There are different kinds of loss, of course. Sometimes a short-term loss is just good strategy. We’re willing to forfeit a game when we have the rest of the season to make it up. We might even throw a fight or lose a battle as long as we know we can still win the war. That’s not what Jesus is talking about here. Human life is too precious to play with like that. Besides, he knows that the kingdom he’s bringing turns everything upside down. When he takes violence and greed and shame off the table from being used as weapons, what do the religious and political authorities have left? If health and wealth and education really don’t make us better than our neighbors, then how do we justify the disparities between us? If admission to the kingdom of God isn’t merit-based, then how do we prove our worth? When we can’t measure our success against others’ failures, the value of our achievements, our existence, comes into question.
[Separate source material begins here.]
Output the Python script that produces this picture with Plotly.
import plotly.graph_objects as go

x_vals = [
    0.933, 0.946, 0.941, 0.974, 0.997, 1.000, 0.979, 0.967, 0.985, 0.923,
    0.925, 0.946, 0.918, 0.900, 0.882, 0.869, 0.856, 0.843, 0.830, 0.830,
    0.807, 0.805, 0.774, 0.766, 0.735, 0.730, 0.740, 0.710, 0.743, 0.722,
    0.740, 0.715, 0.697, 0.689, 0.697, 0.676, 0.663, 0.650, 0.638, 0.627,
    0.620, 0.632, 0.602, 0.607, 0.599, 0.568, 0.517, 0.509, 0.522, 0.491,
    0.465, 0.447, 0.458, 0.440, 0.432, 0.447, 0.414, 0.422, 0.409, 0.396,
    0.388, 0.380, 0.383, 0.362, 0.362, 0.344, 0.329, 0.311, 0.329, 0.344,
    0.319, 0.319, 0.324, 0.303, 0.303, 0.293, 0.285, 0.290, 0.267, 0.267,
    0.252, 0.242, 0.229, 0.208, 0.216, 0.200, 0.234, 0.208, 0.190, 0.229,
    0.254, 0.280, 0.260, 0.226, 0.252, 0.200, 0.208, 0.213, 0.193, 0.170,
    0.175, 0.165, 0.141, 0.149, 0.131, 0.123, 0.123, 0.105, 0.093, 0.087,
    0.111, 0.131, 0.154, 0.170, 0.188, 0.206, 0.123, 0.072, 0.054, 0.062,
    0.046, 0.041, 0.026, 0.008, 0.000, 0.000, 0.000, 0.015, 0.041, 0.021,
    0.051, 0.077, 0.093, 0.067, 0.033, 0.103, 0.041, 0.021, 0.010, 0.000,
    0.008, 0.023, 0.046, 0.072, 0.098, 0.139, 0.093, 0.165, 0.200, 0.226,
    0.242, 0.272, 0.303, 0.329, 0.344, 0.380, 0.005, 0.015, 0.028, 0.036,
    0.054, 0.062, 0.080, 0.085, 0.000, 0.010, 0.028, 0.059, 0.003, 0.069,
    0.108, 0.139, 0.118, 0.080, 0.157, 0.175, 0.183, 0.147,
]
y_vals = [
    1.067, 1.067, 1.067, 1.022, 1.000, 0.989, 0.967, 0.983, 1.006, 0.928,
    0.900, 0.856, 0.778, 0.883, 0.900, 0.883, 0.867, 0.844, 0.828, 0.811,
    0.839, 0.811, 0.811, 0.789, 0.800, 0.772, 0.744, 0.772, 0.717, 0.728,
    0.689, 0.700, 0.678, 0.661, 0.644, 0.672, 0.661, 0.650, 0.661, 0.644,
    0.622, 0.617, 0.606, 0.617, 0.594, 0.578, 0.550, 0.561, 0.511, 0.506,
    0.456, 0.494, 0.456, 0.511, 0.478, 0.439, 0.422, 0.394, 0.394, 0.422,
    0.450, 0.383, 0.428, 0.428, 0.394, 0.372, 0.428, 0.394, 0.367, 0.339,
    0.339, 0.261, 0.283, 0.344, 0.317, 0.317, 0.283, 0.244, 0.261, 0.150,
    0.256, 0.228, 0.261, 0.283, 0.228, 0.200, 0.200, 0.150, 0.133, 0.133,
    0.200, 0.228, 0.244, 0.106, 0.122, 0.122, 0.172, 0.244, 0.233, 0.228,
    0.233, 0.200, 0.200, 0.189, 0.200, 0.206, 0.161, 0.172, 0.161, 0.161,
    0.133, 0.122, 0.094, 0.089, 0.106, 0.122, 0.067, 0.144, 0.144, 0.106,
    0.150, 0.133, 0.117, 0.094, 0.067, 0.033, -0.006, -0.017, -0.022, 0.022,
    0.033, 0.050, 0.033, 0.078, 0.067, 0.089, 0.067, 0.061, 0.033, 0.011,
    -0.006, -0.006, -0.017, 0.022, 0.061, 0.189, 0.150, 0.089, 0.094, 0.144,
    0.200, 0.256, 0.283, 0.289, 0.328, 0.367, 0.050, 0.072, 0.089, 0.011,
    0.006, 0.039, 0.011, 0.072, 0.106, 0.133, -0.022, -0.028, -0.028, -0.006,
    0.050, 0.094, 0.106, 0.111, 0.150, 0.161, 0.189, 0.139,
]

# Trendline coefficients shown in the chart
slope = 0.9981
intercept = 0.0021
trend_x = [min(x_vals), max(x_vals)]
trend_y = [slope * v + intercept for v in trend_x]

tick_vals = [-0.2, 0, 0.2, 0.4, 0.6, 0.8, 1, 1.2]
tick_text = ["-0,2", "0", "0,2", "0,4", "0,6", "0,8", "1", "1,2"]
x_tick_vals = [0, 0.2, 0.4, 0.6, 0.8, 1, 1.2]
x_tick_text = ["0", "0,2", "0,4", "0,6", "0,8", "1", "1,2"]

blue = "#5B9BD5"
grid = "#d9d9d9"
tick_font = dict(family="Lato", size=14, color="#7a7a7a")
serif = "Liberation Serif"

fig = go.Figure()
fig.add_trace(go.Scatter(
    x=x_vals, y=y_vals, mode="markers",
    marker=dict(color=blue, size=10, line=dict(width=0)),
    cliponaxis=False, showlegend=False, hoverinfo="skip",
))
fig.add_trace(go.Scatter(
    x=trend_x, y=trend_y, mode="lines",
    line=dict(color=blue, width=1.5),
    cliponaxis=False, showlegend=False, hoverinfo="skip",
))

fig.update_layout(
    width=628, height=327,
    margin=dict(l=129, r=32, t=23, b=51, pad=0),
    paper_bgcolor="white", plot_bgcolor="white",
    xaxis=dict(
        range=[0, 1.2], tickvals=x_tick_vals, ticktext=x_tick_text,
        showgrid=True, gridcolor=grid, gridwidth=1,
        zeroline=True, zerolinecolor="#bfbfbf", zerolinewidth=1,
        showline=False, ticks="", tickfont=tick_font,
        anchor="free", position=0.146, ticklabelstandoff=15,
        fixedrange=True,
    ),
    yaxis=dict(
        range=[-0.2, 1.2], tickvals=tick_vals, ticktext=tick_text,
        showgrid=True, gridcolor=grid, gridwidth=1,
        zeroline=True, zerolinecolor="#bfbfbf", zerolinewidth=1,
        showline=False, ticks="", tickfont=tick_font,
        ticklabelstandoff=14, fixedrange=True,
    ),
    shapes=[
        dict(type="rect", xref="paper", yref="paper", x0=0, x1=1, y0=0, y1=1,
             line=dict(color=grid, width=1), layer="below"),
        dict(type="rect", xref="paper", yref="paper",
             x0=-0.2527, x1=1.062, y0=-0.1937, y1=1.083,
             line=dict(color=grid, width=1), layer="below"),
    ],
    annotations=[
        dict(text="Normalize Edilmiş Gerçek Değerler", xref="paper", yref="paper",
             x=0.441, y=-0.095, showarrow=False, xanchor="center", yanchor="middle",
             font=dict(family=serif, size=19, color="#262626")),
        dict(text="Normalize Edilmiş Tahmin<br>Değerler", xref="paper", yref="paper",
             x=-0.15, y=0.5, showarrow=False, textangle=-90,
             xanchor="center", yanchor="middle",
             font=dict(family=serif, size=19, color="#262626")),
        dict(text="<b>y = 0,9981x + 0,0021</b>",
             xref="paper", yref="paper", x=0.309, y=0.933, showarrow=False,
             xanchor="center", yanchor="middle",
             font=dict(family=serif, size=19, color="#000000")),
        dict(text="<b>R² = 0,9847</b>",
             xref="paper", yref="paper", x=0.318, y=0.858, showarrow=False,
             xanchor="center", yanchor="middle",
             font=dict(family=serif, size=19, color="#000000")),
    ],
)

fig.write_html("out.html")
Jesus knew that removing our goalposts of value and strength and insisting on the equal value of every human life would eventually get him killed, but he stayed on the path anyway. Why? Because once we realize what doesn’t matter, we have a chance of living into what does.
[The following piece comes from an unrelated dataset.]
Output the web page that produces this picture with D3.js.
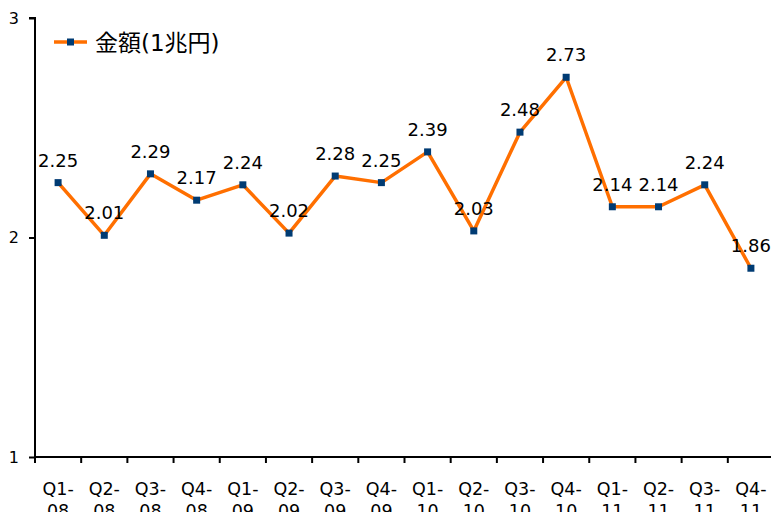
<!DOCTYPE html>
<html><head><meta charset="utf-8">
<script src="https://cdn.jsdelivr.net/npm/d3@7"></script>
<style>body{margin:0;background:#fff}svg{display:block}</style>
</head><body>
<svg id="c" width="771" height="512"></svg>
<script>
const quarters = ["Q1-","Q2-","Q3-","Q4-","Q1-","Q2-","Q3-","Q4-","Q1-","Q2-","Q3-","Q4-","Q1-","Q2-","Q3-","Q4-"];
const years = ["08","08","08","08","09","09","09","09","10","10","10","10","11","11","11","11"];
const values = [2.25,2.01,2.29,2.17,2.24,2.02,2.28,2.25,2.39,2.03,2.48,2.73,2.14,2.14,2.24,1.86];
const yTicks = [1,2,3];
const seriesName = "金額(1兆円)";

(function(){
const svg = d3.select("#c");
const font = "'DejaVu Sans', Verdana, sans-serif";
const pl = 35, pr = 774, pt = 18, pb = 457;
const idx = d3.range(values.length);
const x = d3.scaleBand().domain(idx).range([pl, pr]).padding(0);
const y = d3.scaleLinear().domain([1,3]).range([pb, pt]);

// y axis
const ya = svg.append("g").attr("transform", `translate(${pl},0)`)
  .call(d3.axisLeft(y).tickValues(yTicks).tickSize(6).tickFormat(d3.format("d")));
ya.select(".domain").attr("stroke","#000").attr("stroke-width",2).attr("d", `M-6,${pt}H0V${pb}`);
ya.selectAll(".tick line").attr("stroke","#000").attr("stroke-width",2);
ya.selectAll(".tick text").attr("font-family",font).attr("font-size",16).attr("fill","#000").attr("x",-16);

// x axis
const xa = svg.append("g").attr("transform", `translate(0,${pb})`)
  .call(d3.axisBottom(x).tickSize(0).tickFormat(""));
xa.select(".domain").attr("stroke","#000").attr("stroke-width",2).attr("d", `M${pl},0H${pr}`);
xa.selectAll(".tick").remove();
const bounds = d3.range(values.length + 1).map(i => pl + i * x.bandwidth());
xa.selectAll("line.b").data(bounds).enter().append("line")
  .attr("x1", d => d).attr("x2", d => d).attr("y1", 0).attr("y2", 6)
  .attr("stroke","#000").attr("stroke-width",2);
const xl = xa.selectAll("text.q").data(idx).enter().append("text")
  .attr("x", d => x(d) + x.bandwidth()/2)
  .attr("text-anchor","middle").attr("font-family",font).attr("font-size",17.5).attr("fill","#000");
xl.append("tspan").attr("x", d => x(d) + x.bandwidth()/2).attr("y", 38).text(d => quarters[d]);
xl.append("tspan").attr("x", d => x(d) + x.bandwidth()/2).attr("y", 60).text(d => years[d]);

// line
const cx = d => x(d) + x.bandwidth()/2;
svg.append("path").datum(idx)
  .attr("d", d3.line().x(cx).y(d => y(values[d])))
  .attr("fill","none").attr("stroke","#FF6F00").attr("stroke-width",3.5).attr("stroke-linejoin","round");
svg.selectAll("rect.m").data(idx).enter().append("rect")
  .attr("x", d => cx(d) - 3.5).attr("y", d => y(values[d]) - 3.5)
  .attr("width",7).attr("height",7).attr("fill","#003B73");
svg.selectAll("text.v").data(idx).enter().append("text")
  .attr("x", cx).attr("y", d => y(values[d]) - 16)
  .attr("text-anchor","middle").attr("font-family",font).attr("font-size",18).attr("fill","#000")
  .text(d => values[d].toFixed(2));

// legend
const lg = svg.append("g");
lg.append("line").attr("x1",54).attr("x2",87).attr("y1",42).attr("y2",42).attr("stroke","#FF6F00").attr("stroke-width",3.5);
lg.append("rect").attr("x",67).attr("y",38.5).attr("width",7).attr("height",7).attr("fill","#003B73");
lg.append("text").attr("x",95).attr("y",51).attr("font-family","'DejaVu Sans','Noto Sans CJK JP',sans-serif").attr("font-size",23).attr("fill","#000").text(seriesName);
})();
</script>
</body></html>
It’s a scary invitation, to lose what we think of as our life and identity for the sake of unconditional love, to deny ourselves center stage, but at least in this case we know what we’re losing. The alternative is even more frightening. Or as Jesus puts it in the King James Version: “For what shall it profit a man, if he gain the whole world, and lose his own soul?” The version we have talks about “forfeiting” our lives, but that implies that we know what we’re giving up.
In our focus on gaining the world and proving our value, in measuring our worth by the suffering we’ve avoided, we could lose our souls and not even know it. And what kind of life is that?
We’ll have plenty of time in the next several weeks to think about a life that is worth living, even in the face of death. We’ll consider the costs of living with integrity, of taking up our cross and being willing to suffer and grieve and love in solidarity with fellow children of God. But in the meantime, my original questions remain: Is there a path from suffering to joy that we can actually follow? If so, how do we get from here to there? I’m not sure we can answer these questions fully on this side of Easter. We may need to lose what we think of as our lives for a while in order to find them, and the only way I know how to do that is to follow Jesus.
Perhaps a clue can be found in the psalm we started with. In it we hear, “For God does not despise or abhor the poor in their poverty; neither does he hide his face from them; but when they cry to him, he hears them.” Perhaps that is how Jesus was able to cry “My God, my God” when every indication was that there was no God to cry to. A lifetime of praying this psalm in its fullness gave him hope that the truth was bigger than his feelings, that even his most hopeless cries could be heard. After all, he knows how this psalm ends – even if he can’t say it or even see it from the cross. When there’s not a way out, there is a way through – and because of the cross, we don’t have to face a single moment of it alone. In the Name of the One whose love reaches across space and time, from the dust of the grave to children yet unborn, Amen.